MORRIS TOWNSHIP, N.J. (AP) _ The prioress of a convent where five protesting nuns have barricaded themselves for two weeks vowed Tuesday not to give into their demands and called their rebellion ''attempted anarchy.''

Mother Teresa Hewitt, head of the Monastery of the Most Blessed Virgin Mary of Mount Carmel, said she has received hate mail from around the country since the nuns moved into the convent's infirmary Oct. 4 and demanded the order return to a more conservative lifestyle.

But the protesters are using the introduction of television and the installation of better lighting in the chapel only to gain popular support of their cause, while the real issue, Mother Teresa said, is their refusal to obey her.

''Their protest is a radical contradiction to our basic beliefs,'' the prioress said. ''There has been a total resistance to accepting the fact that I'm a superior. That is in contrast to the vows that all nuns in the order take freely.''

Sister John of the Cross, one of the barricaded nuns who has acted as a spokeswoman for the group, said their allegiance to the Carmelite order's rule supersedes allegiance to the prioress.

''We're saying she has deviated from the rules,'' Sister John said in a telephone interview. ''We vow obedience to the ruling constitution, and it's the responsibility of the prioress to uphold the constitution.''

Dressed in a black, brown and white habit, Mother Teresa was flanked by Sister Maria of the Carmelite order in Arlington, Texas, and Sister Teresa Benedicta of Danvers, Mass., who said they came to New Jersey to dramatize their support for her. The three spoke to reporters from behind an iron grating, which, in keeping with their order's cloistered lifestyle, physically separates the nuns from all visitors.

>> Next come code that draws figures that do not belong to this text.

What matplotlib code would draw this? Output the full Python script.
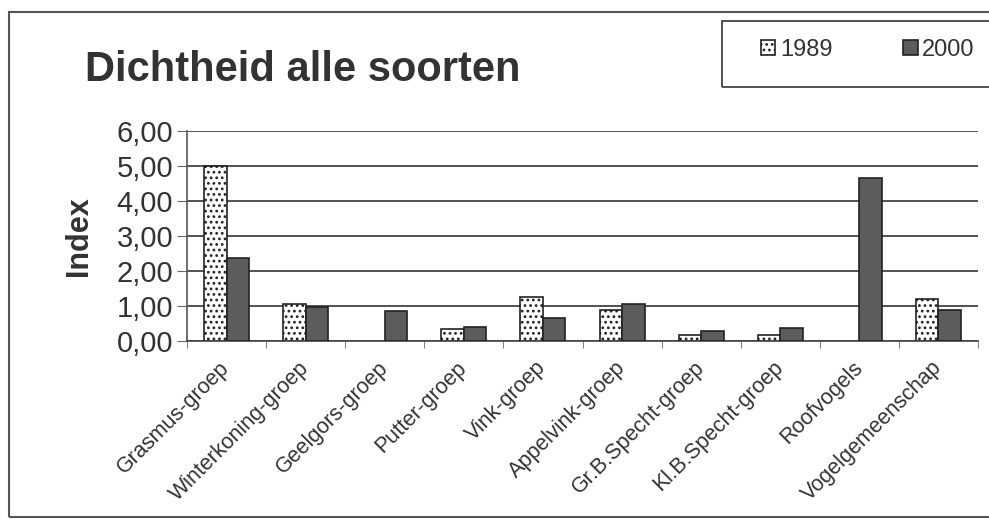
import matplotlib
matplotlib.use("Agg")
import matplotlib.pyplot as plt
from matplotlib.patches import Rectangle
import numpy as np

plt.rcParams['font.family'] = ['Liberation Sans', 'DejaVu Sans']
plt.rcParams['hatch.color'] = '#555555'
plt.rcParams['hatch.linewidth'] = 1.2

categories = ["Grasmus-groep", "Winterkoning-groep", "Geelgors-groep", "Putter-groep",
              "Vink-groep", "Appelvink-groep", "Gr.B.Specht-groep", "Kl.B.Specht-groep",
              "Roofvogels", "Vogelgemeenschap"]
values_1989 = [5.00, 1.05, 0.0, 0.34, 1.25, 0.88, 0.18, 0.17, 0.0, 1.20]
values_2000 = [2.36, 0.97, 0.85, 0.40, 0.65, 1.05, 0.30, 0.38, 4.66, 0.90]
yticks = [0, 1, 2, 3, 4, 5, 6]
ytick_labels = ["0,00", "1,00", "2,00", "3,00", "4,00", "5,00", "6,00"]

W, H = 989, 519
fig = plt.figure(figsize=(W / 100, H / 100), dpi=100)
ax = fig.add_axes([187 / W, (H - 341) / H, (978 - 187) / W, (341 - 131) / H])

txt = '#333333'
x = np.arange(len(categories))
bw = 0.285

# zero values have no visible bar in the original
v89 = np.array(values_1989)
v00 = np.array(values_2000)
m89 = v89 > 0
m00 = v00 > 0
ax.bar(x[m89] - bw / 2, v89[m89], bw, facecolor='white', edgecolor='#222222',
       hatch='...', linewidth=1.2, label='1989', zorder=3)
ax.bar(x[m00] + bw / 2, v00[m00], bw, facecolor='#5c5c5c', edgecolor='#222222',
       linewidth=1.2, label='2000', zorder=3)

ax.set_xlim(-0.5, len(categories) - 0.5)
ax.set_ylim(0, 6)
ax.set_yticks(yticks)
ax.set_yticklabels(ytick_labels, fontsize=21, color=txt)
ax.yaxis.grid(True, color='#444444', linewidth=1.3, zorder=0)
ax.set_axisbelow(True)

ax.set_xticks(x)
ax.set_xticklabels(categories, rotation=45, ha='right', va='center',
                   rotation_mode='anchor', fontsize=15.5, color=txt)
ax.tick_params(axis='x', which='major', length=0, pad=17)
ax.set_xticks(np.arange(-0.5, len(categories), 1), minor=True)
ax.tick_params(axis='x', which='minor', length=5, color='#666666', direction='out')
ax.tick_params(axis='y', length=7, color='#666666', direction='out', pad=3)

for s in ['top', 'right']:
    ax.spines[s].set_visible(False)
ax.spines['left'].set_color('#555555')
ax.spines['bottom'].set_color('#444444')
ax.spines['left'].set_linewidth(1.2)
ax.spines['bottom'].set_linewidth(1.2)

ax.set_ylabel("Index", fontsize=22, fontweight='bold', color=txt, labelpad=16)

fig.text(85 / W, (H - 81) / H, "Dichtheid alle soorten", fontsize=30,
         fontweight='bold', color=txt, ha='left', va='baseline')

# outer frame and legend box
fig.add_artist(Rectangle((9 / W, 2 / H), 1.2, (517 - 12) / H, transform=fig.transFigure,
                         fill=False, edgecolor='#555555', linewidth=1.5))
fig.add_artist(Rectangle((722 / W, (H - 87) / H), 0.5, 66 / H, transform=fig.transFigure,
                         fill=False, edgecolor='#333333', linewidth=1.2))
fig.legend(loc='center left', bbox_to_anchor=(740 / W, (H - 50) / H), ncol=2,
           frameon=False, fontsize=17, handlelength=0.6, handleheight=0.6,
           handletextpad=0.2, columnspacing=3.0, labelcolor=txt)

fig.savefig("out.png", dpi=100, facecolor='white')
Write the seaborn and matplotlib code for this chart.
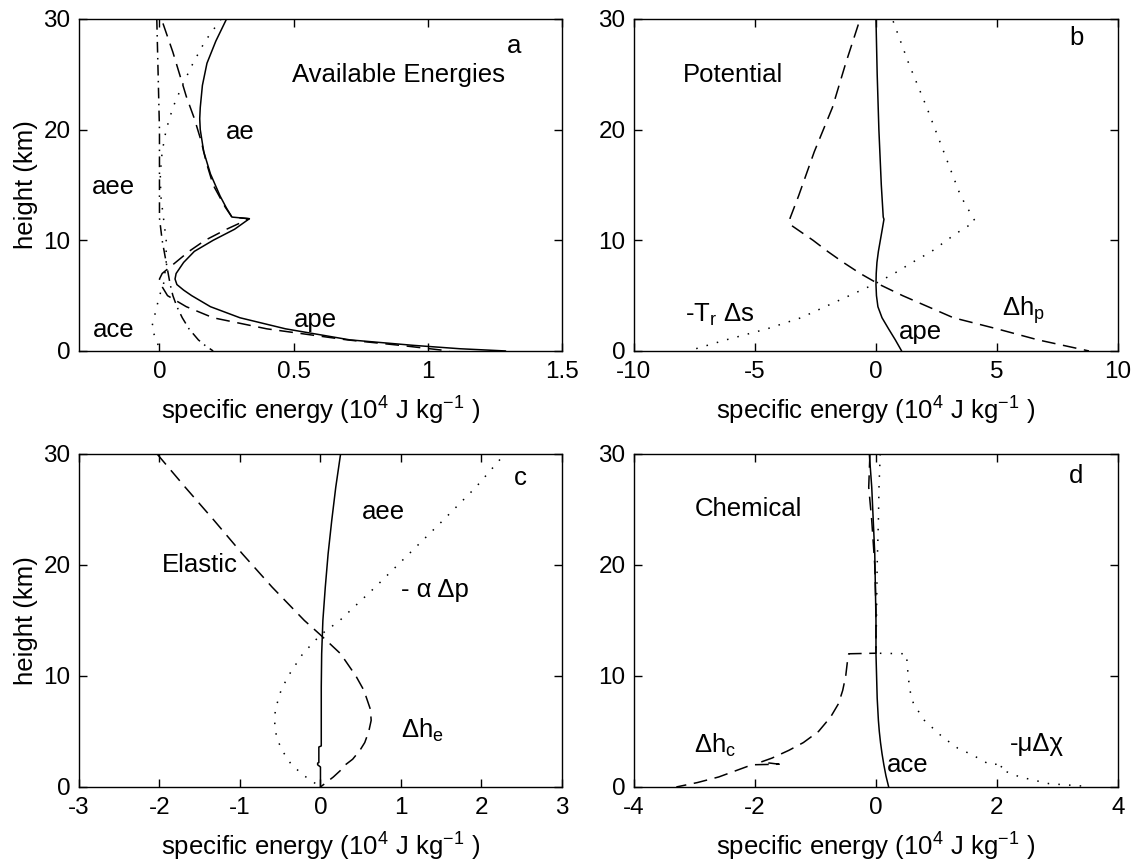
import numpy as np
import matplotlib
matplotlib.use("Agg")
import matplotlib.pyplot as plt
import seaborn as sns

# ---- panel a: available energies ----
ae_z = [30, 28, 26, 24, 22, 21, 20, 18, 16, 14, 12.9, 12.1, 11.95, 11, 10, 9, 8, 7, 6.5, 6, 5.5, 5, 4, 3, 2, 1, 0.5, 0.2, 0]
ae_x = [0.25, 0.21, 0.177, 0.16, 0.152, 0.15, 0.152, 0.165, 0.19, 0.226, 0.25, 0.27, 0.335, 0.28, 0.2, 0.13, 0.09, 0.062, 0.058, 0.065, 0.09, 0.12, 0.19, 0.30, 0.47, 0.71, 0.95, 1.12, 1.29]

ape_a_z = [29.6, 27, 25, 23, 21, 19, 17, 15, 13, 12.1, 11.95, 11, 10, 9, 8, 7, 6.5, 6, 5, 4, 3, 2, 1, 0.5, 0]
ape_a_x = [0.013, 0.05, 0.075, 0.1, 0.13, 0.155, 0.175, 0.2, 0.245, 0.27, 0.335, 0.25, 0.17, 0.11, 0.06, 0.01, 0.0, 0.005, 0.03, 0.1, 0.2, 0.4, 0.7, 0.9, 1.08]

aee_a_z = [30, 28, 26, 24, 22, 20, 18, 16, 14, 12, 10, 8, 6, 5, 4, 3, 2, 1, 0]
aee_a_x = [0.23, 0.17, 0.125, 0.085, 0.05, 0.025, 0.01, 0.003, 0.005, 0.015, 0.025, 0.025, 0.015, 0.0, -0.01, -0.02, -0.03, -0.01, 0.0]

ace_a_z = [30, 25, 20, 15, 12, 10, 8, 6, 5, 4, 3, 2, 1, 0.5, 0]
ace_a_x = [-0.01, -0.005, 0.0, 0.0, 0.0, 0.01, 0.025, 0.04, 0.05, 0.065, 0.085, 0.11, 0.145, 0.17, 0.2]

# ---- panel b: potential ----
dhp_z = [29.5, 26, 22, 18, 14, 12.0, 11.4, 10, 9, 8, 7, 6, 5, 4, 3, 2, 1, 0]
dhp_x = [-0.73, -1.25, -1.8, -2.55, -3.2, -3.55, -3.53, -2.6, -2.0, -1.35, -0.65, 0.15, 1.1, 2.15, 3.2, 5.0, 6.7, 8.8]

ts_z = [29.8, 26, 22, 18, 14, 11.7, 10.6, 9, 8, 7, 6, 5, 4, 3, 2, 1, 0.1]
ts_x = [0.71, 1.35, 2.1, 2.8, 3.5, 4.1, 3.3, 2.3, 1.5, 0.75, -0.1, -1.1, -2.1, -3.1, -4.5, -6.2, -7.6]

ape_b_z = [30, 25, 20, 15, 12.1, 11.9, 11, 10, 9, 8, 7, 6, 5, 4, 3, 2, 1, 0]
ape_b_x = [0.0, 0.05, 0.12, 0.22, 0.3, 0.33, 0.26, 0.18, 0.1, 0.04, 0.01, 0.0, 0.02, 0.08, 0.25, 0.52, 0.8, 1.06]

# ---- panel c: elastic ----
dhe_z = [30, 27, 24, 21, 18, 15, 13.7, 12, 10, 8.7, 7, 6, 5, 4, 3.3, 2.5, 2.0, 1.5, 0.9, 0]
dhe_x = [-2.03, -1.68, -1.32, -0.97, -0.6, -0.2, 0.0, 0.25, 0.44, 0.54, 0.62, 0.63, 0.6, 0.55, 0.49, 0.4, 0.31, 0.25, 0.16, 0.0]

alp_z = [29.5, 27, 24, 21, 18, 15, 13.7, 12, 10, 8.7, 7, 6, 5, 4, 3, 2, 1, 0.4, 0]
alp_x = [2.23, 1.93, 1.52, 1.1, 0.68, 0.24, 0.0, -0.22, -0.4, -0.49, -0.56, -0.57, -0.56, -0.52, -0.45, -0.36, -0.2, -0.08, 0.0]

aee_c_z = [30, 27, 24, 21, 18, 15, 12, 9, 6, 3.7, 3.6, 2.2, 2.15, 2.0, 1.8, 0]
aee_c_x = [0.25, 0.19, 0.14, 0.095, 0.06, 0.03, 0.015, 0.01, 0.01, 0.01, -0.02, -0.02, -0.035, -0.035, 0.0, 0.0]

# ---- panel d: chemical ----
ace_d_z = [30, 27, 24, 21, 18, 15, 12, 10, 8, 6, 5, 4, 3, 2, 1, 0]
ace_d_x = [-0.11, -0.07, -0.045, -0.02, -0.01, 0.0, 0.0, 0.01, 0.02, 0.04, 0.055, 0.075, 0.1, 0.13, 0.165, 0.21]

dhc_z = [30, 27, 24, 20, 16, 12.05, 12.0, 11.4, 10, 8.7, 7.5, 6.3, 5, 4, 3.3, 2.6, 2.25, 2.05, 2.0, 1.5, 0.9, 0.4, 0]
dhc_x = [-0.1, -0.12, -0.07, -0.02, 0.0, 0.0, -0.45, -0.47, -0.5, -0.55, -0.62, -0.75, -0.95, -1.2, -1.44, -1.72, -1.9, -1.6, -2.05, -2.3, -2.6, -2.95, -3.3]

mux_z = [30, 27, 24, 20, 16, 12.05, 12.0, 11, 10, 8.5, 7.5, 6, 4.5, 3.5, 2.9, 2.2, 2.0, 2.1, 1.6, 0.9, 0.3, 0.06]
mux_x = [0.07, 0.05, 0.04, 0.02, 0.01, 0.0, 0.5, 0.52, 0.53, 0.57, 0.62, 0.8, 1.1, 1.35, 1.59, 1.82, 1.88, 2.1, 2.05, 2.38, 2.86, 3.47]

DASHED = (0, (9, 5))
DOTTED = (0, (1, 6))
DASHDOT = (0, (7, 3.5, 1, 3.5))

sns.set_style("white")
plt.rcParams["font.family"] = ["Liberation Sans", "DejaVu Sans"]
plt.rcParams["mathtext.fontset"] = "custom"
plt.rcParams["mathtext.rm"] = "Liberation Sans"
plt.rcParams["mathtext.it"] = "Liberation Sans:italic"
plt.rcParams["axes.unicode_minus"] = False
for key in ["text.color", "axes.labelcolor", "xtick.color", "ytick.color", "axes.edgecolor"]:
    plt.rcParams[key] = "black"

XLABEL = r"specific energy (10$^{\mathrm{4}}$ J kg$^{\mathrm{-1}}$ )"
TXT = 18.5
FS = 17.5


def draw(ax, x, z, ls):
    sns.lineplot(x=x, y=z, sort=False, estimator=None, color="k",
                 linewidth=1.1, linestyle=ls, ax=ax)


def style_axes(ax, xlim, xticks, ylabel=True):
    ax.set_xlim(*xlim)
    ax.set_ylim(0, 30)
    ax.set_xticks(xticks)
    ax.set_xticklabels([f"{t:g}" for t in xticks])
    ax.set_yticks([0, 10, 20, 30])
    ax.tick_params(direction="in", length=6, width=1, labelsize=FS,
                   top=True, right=True, bottom=True, left=True,
                   colors="black")
    ax.tick_params(axis="x", pad=7)
    ax.tick_params(axis="y", pad=6)
    for s in ax.spines.values():
        s.set_linewidth(1.0)
        s.set_color("k")
    ax.set_xlabel(XLABEL, fontsize=18.5, labelpad=9, color="black")
    if ylabel:
        ax.set_ylabel("height (km)", fontsize=18.5, labelpad=4, color="black")
    else:
        ax.set_ylabel("")


fig = plt.figure(figsize=(11.38, 8.67), dpi=100)
ax_a = fig.add_axes([0.0694, 0.5952, 0.4244, 0.3829])
ax_b = fig.add_axes([0.5571, 0.5952, 0.4253, 0.3829])
ax_c = fig.add_axes([0.0694, 0.0923, 0.4244, 0.3841])
ax_d = fig.add_axes([0.5571, 0.0923, 0.4253, 0.3841])

# a
draw(ax_a, ae_x, ae_z, "-")
draw(ax_a, ape_a_x, ape_a_z, DASHED)
draw(ax_a, aee_a_x, aee_a_z, DOTTED)
draw(ax_a, ace_a_x, ace_a_z, DASHDOT)
style_axes(ax_a, (-0.3, 1.5), [0, 0.5, 1, 1.5])
ax_a.text(1.32, 27.6, "a", fontsize=TXT, ha="center", va="center")
ax_a.text(0.89, 24.9, "Available Energies", fontsize=TXT, ha="center", va="center")
ax_a.text(0.30, 19.8, "ae", fontsize=TXT, ha="center", va="center")
ax_a.text(-0.17, 14.8, "aee", fontsize=TXT, ha="center", va="center")
ax_a.text(-0.17, 1.9, "ace", fontsize=TXT, ha="center", va="center")
ax_a.text(0.58, 2.8, "ape", fontsize=TXT, ha="center", va="center")

# b
draw(ax_b, ape_b_x, ape_b_z, "-")
draw(ax_b, dhp_x, dhp_z, DASHED)
draw(ax_b, ts_x, ts_z, DOTTED)
style_axes(ax_b, (-10, 10), [-10, -5, 0, 5, 10], ylabel=False)
ax_b.text(8.3, 28.3, "b", fontsize=TXT, ha="center", va="center")
ax_b.text(-5.9, 24.9, "Potential", fontsize=TXT, ha="center", va="center")
ax_b.text(-7.9, 3.3, r"-T$_{\mathrm{r}}$ Δs", fontsize=TXT, ha="left", va="center")
ax_b.text(1.85, 1.75, "ape", fontsize=TXT, ha="center", va="center")
ax_b.text(5.2, 3.7, r"Δh$_{\mathrm{p}}$", fontsize=TXT, ha="left", va="center")

# c
draw(ax_c, aee_c_x, aee_c_z, "-")
draw(ax_c, dhe_x, dhe_z, DASHED)
draw(ax_c, alp_x, alp_z, DOTTED)
style_axes(ax_c, (-3, 3), [-3, -2, -1, 0, 1, 2, 3])
ax_c.text(2.48, 27.8, "c", fontsize=TXT, ha="center", va="center")
ax_c.text(0.78, 24.8, "aee", fontsize=TXT, ha="center", va="center")
ax_c.text(-1.5, 20.0, "Elastic", fontsize=TXT, ha="center", va="center")
ax_c.text(1.0, 17.7, "- α Δp", fontsize=TXT, ha="left", va="center")
ax_c.text(1.0, 5.1, r"Δh$_{\mathrm{e}}$", fontsize=TXT, ha="left", va="center")

# d
draw(ax_d, ace_d_x, ace_d_z, "-")
draw(ax_d, dhc_x, dhc_z, DASHED)
draw(ax_d, mux_x, mux_z, DOTTED)
style_axes(ax_d, (-4, 4), [-4, -2, 0, 2, 4], ylabel=False)
ax_d.text(3.3, 28.0, "d", fontsize=TXT, ha="center", va="center")
ax_d.text(-2.1, 25.0, "Chemical", fontsize=TXT, ha="center", va="center")
ax_d.text(-3.0, 3.75, r"Δh$_{\mathrm{c}}$", fontsize=TXT, ha="left", va="center")
ax_d.text(0.53, 2.0, "ace", fontsize=TXT, ha="center", va="center")
ax_d.text(2.22, 3.9, "-μΔχ", fontsize=TXT, ha="left", va="center")

fig.savefig("out.png", dpi=100)
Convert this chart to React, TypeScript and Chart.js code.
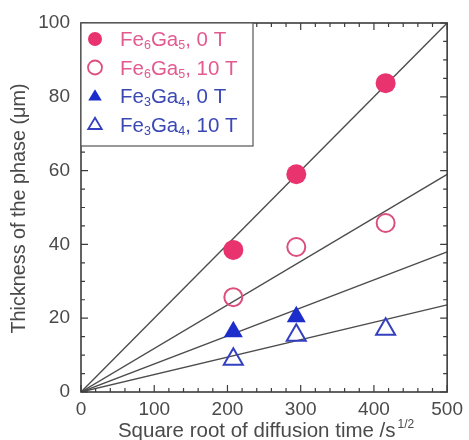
import React, { useEffect, useRef } from "react";
import { Chart, registerables } from "chart.js";

Chart.register(...registerables);

// ---- data ----
const sqrtTimes = [208, 294, 416];
const sqrtTimesFe3Ga4_0T = [208, 294];
const fe6ga5_0T = [38.5, 59, 83.7];
const fe6ga5_10T = [25.7, 39.3, 45.8];
const fe3ga4_0T = [16.3, 20.4];
const fe3ga4_10T = [8.9, 15.4, 17.0];
const fitXEnd = 500;
const fitYEnd = [100, 59, 38, 23.6];
const legendLabels = ["Fe_6Ga_5, 0 T", "Fe_6Ga_5, 10 T", "Fe_3Ga_4, 0 T", "Fe_3Ga_4, 10 T"];
const xTickValues = [0, 100, 200, 300, 400, 500];
const yTickValues = [0, 20, 40, 60, 80, 100];
const xTitle = "Square root of diffusion time /s";
const xTitleSup = "1/2";
const yTitle = "Thickness of the phase (\u03bcm)";

const PINK = "#e8336f";
const PINK_OPEN = "#dc4f7c";
const BLUE = "#1c2dcc";
const BLUE_OPEN = "#3341c0";
const PINK_TEXT = "#e25a90";
const BLUE_TEXT = "#3a48b4";
const FONT = "'Liberation Sans', Arial, sans-serif";
const TEXT = "#4a4a4a";

const legendStyles = [
  { shape: "circle", fill: true, color: PINK, text: PINK_TEXT },
  { shape: "circle", fill: false, color: PINK_OPEN, text: PINK_TEXT },
  { shape: "triangle", fill: true, color: BLUE, text: BLUE_TEXT },
  { shape: "triangle", fill: false, color: BLUE_OPEN, text: BLUE_TEXT },
];

function parseParts(s: string): { t: string; sub: boolean }[] {
  const out: { t: string; sub: boolean }[] = [];
  let i = 0;
  let buf = "";
  while (i < s.length) {
    if (s[i] === "_") {
      if (buf) out.push({ t: buf, sub: false });
      buf = "";
      out.push({ t: s[i + 1], sub: true });
      i += 2;
    } else {
      buf += s[i];
      i++;
    }
  }
  if (buf) out.push({ t: buf, sub: false });
  return out;
}

function drawSymbol(ctx: CanvasRenderingContext2D, shape: string, fill: boolean, color: string, x: number, y: number, r: number) {
  ctx.save();
  ctx.beginPath();
  if (shape === "circle") {
    ctx.arc(x, y, r, 0, Math.PI * 2);
  } else {
    const h = r * 1.5;
    ctx.moveTo(x, y - h * 0.6);
    ctx.lineTo(x + r * 0.9, y + h * 0.4);
    ctx.lineTo(x - r * 0.9, y + h * 0.4);
    ctx.closePath();
  }
  if (fill) {
    ctx.fillStyle = color;
    ctx.fill();
  } else {
    ctx.lineWidth = 1.8;
    ctx.strokeStyle = color;
    ctx.stroke();
  }
  ctx.restore();
}

const decorPlugin = {
  id: "decor",
  afterDraw(chart: any) {
    const ctx: CanvasRenderingContext2D = chart.ctx;
    const { left, right, top, bottom } = chart.chartArea;
    const xs = chart.scales.x;
    const ys = chart.scales.y;
    ctx.save();
    // frame
    ctx.strokeStyle = "#3c3c3c";
    ctx.lineWidth = 1.6;
    ctx.strokeRect(left, top, right - left, bottom - top);
    // inward ticks
    ctx.lineWidth = 1.2;
    ctx.beginPath();
    for (let v = 0; v <= 500; v += 20) {
      const p = xs.getPixelForValue(v);
      const len = v % 100 === 0 ? 7 : 4;
      ctx.moveTo(p, bottom);
      ctx.lineTo(p, bottom - len);
      ctx.moveTo(p, top);
      ctx.lineTo(p, top + len);
    }
    for (let v = 0; v <= 100; v += 5) {
      const p = ys.getPixelForValue(v);
      const len = v % 20 === 0 ? 7 : 4;
      ctx.moveTo(left, p);
      ctx.lineTo(left + len, p);
      ctx.moveTo(right, p);
      ctx.lineTo(right - len, p);
    }
    ctx.stroke();

    // legend box
    const lx = left;
    const ly = top;
    const lw = 253 - left;
    const lh = 146 - top;
    ctx.fillStyle = "#ffffff";
    ctx.fillRect(lx, ly, lw, lh);
    ctx.strokeStyle = "#555";
    ctx.lineWidth = 1.2;
    ctx.strokeRect(lx, ly, lw, lh);
    legendLabels.forEach((lab, i) => {
      const st = legendStyles[i];
      const cy = ly + 16 + i * 28.5;
      drawSymbol(ctx, st.shape, st.fill, st.color, lx + 14, cy, st.shape === "circle" ? 7 : 7.5);
      let tx = lx + 39;
      const parts = parseParts(lab);
      ctx.fillStyle = st.text;
      ctx.textBaseline = "alphabetic";
      ctx.textAlign = "left";
      for (const p of parts) {
        ctx.font = p.sub ? `12.5px ${FONT}` : `20.5px ${FONT}`;
        ctx.fillText(p.t, tx, cy + (p.sub ? 10 : 7));
        tx += ctx.measureText(p.t).width;
      }
    });

    // x title
    ctx.fillStyle = TEXT;
    ctx.font = `20.5px ${FONT}`;
    const w1 = ctx.measureText(xTitle).width;
    ctx.font = `12px ${FONT}`;
    const w2 = ctx.measureText(xTitleSup).width;
    const cx = (left + right) / 2 + 2;
    const sx = cx - (w1 + w2 + 2) / 2;
    ctx.textAlign = "left";
    ctx.textBaseline = "alphabetic";
    ctx.font = `20.5px ${FONT}`;
    ctx.fillText(xTitle, sx, 437);
    ctx.font = `12px ${FONT}`;
    ctx.fillText(xTitleSup, sx + w1 + 2, 428);

    // y title
    ctx.save();
    ctx.translate(25, (top + bottom) / 2 + 1);
    ctx.rotate(-Math.PI / 2);
    ctx.font = `19.8px ${FONT}`;
    ctx.textAlign = "center";
    ctx.textBaseline = "alphabetic";
    ctx.fillText(yTitle, 0, 0);
    ctx.restore();

    ctx.restore();
  },
};

export default function App() {
  const ref = useRef<HTMLCanvasElement | null>(null);
  useEffect(() => {
    if (!ref.current) return;
    const lineColor = "#4d4d4d";
    const fitSets = fitYEnd.map((yEnd) => ({
      type: "scatter" as const,
      data: [
        { x: 0, y: 0 },
        { x: fitXEnd, y: yEnd },
      ],
      showLine: true,
      borderColor: lineColor,
      borderWidth: 1.4,
      pointRadius: 0,
      order: 5,
    }));
    const chart = new Chart(ref.current, {
      type: "scatter",
      data: {
        datasets: [
          ...fitSets,
          {
            data: sqrtTimes.map((x, i) => ({ x, y: fe6ga5_0T[i] })),
            pointStyle: "circle",
            pointRadius: 10,
            backgroundColor: PINK,
            borderColor: PINK,
            borderWidth: 0,
            order: 1,
          },
          {
            data: sqrtTimes.map((x, i) => ({ x, y: fe6ga5_10T[i] })),
            pointStyle: "circle",
            pointRadius: 9,
            backgroundColor: "rgba(0,0,0,0)",
            borderColor: PINK_OPEN,
            borderWidth: 2,
            order: 1,
          },
          {
            data: sqrtTimesFe3Ga4_0T.map((x, i) => ({ x, y: fe3ga4_0T[i] })),
            pointStyle: "triangle",
            pointRadius: 11,
            backgroundColor: BLUE,
            borderColor: BLUE,
            borderWidth: 0,
            order: 1,
          },
          {
            data: sqrtTimes.map((x, i) => ({ x, y: fe3ga4_10T[i] })),
            pointStyle: "triangle",
            pointRadius: 11,
            backgroundColor: "rgba(0,0,0,0)",
            borderColor: BLUE_OPEN,
            borderWidth: 2,
            order: 1,
          },
        ],
      } as any,
      options: {
        animation: false,
        responsive: false,
        layout: { padding: { left: 0, top: 23, right: 17, bottom: 0 } },
        plugins: { legend: { display: false }, tooltip: { enabled: false } },
        scales: {
          x: {
            type: "linear",
            min: 0,
            max: 500,
            afterBuildTicks: (s: any) => {
              s.ticks = xTickValues.map((v) => ({ value: v }));
            },
            afterFit: (s: any) => {
              s.height = 48;
            },
            grid: { display: false, drawTicks: false },
            border: { display: false },
            ticks: { padding: 6, color: TEXT, font: { family: FONT, size: 19 }, maxRotation: 0 },
          },
          y: {
            type: "linear",
            min: 0,
            max: 100,
            afterBuildTicks: (s: any) => {
              s.ticks = yTickValues.map((v) => ({ value: v }));
            },
            afterFit: (s: any) => {
              s.width = 81;
            },
            grid: { display: false, drawTicks: false },
            border: { display: false },
            ticks: { padding: 11, color: TEXT, font: { family: FONT, size: 19 } },
          },
        },
      } as any,
      plugins: [decorPlugin],
    });
    return () => chart.destroy();
  }, []);
  return (
    <div style={{ position: "fixed", left: 0, top: 0, width: 469, height: 440, background: "#fff" }}>
      <canvas ref={ref} width={469} height={440} style={{ display: "block" }} />
    </div>
  );
}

Mother Teresa said she hopes the matter can still be resolved and all 13 nuns at the monastery can find a way to live together.

''I want the reconciliation. I'm still praying hard for it,'' she said.

Mother Teresa defended the changes she had made since becoming prioress 14 months ago, saying the Roman Catholic Church is constantly evolving and that the changes were well within the constitution of the order.

She said the television is used only for such occasions as watching the visit of Pope John Paul II to the United States and for video tapes of religious programming. The Walt Disney classic ''Babes in Toyland'' was shown as a Christmas treat, but the nuns had the option of whether to watch, she said.

Sister John, however, said the nuns' cloistered lifestyle forbids violating enclosure and television is a direct violation. She said other non-religious programming, such as a documentary of U.S. history, also has been shown in the monastery.

In an attempt to settle matters, the Paterson Diocese last week brought in the Rev. Kevin Culligan, a Carmelite friar from Milwaukee and an envoy from the Vatican, to meet with the nuns.

It is up to the Vatican to issue a final report and recommendations for settling the matter.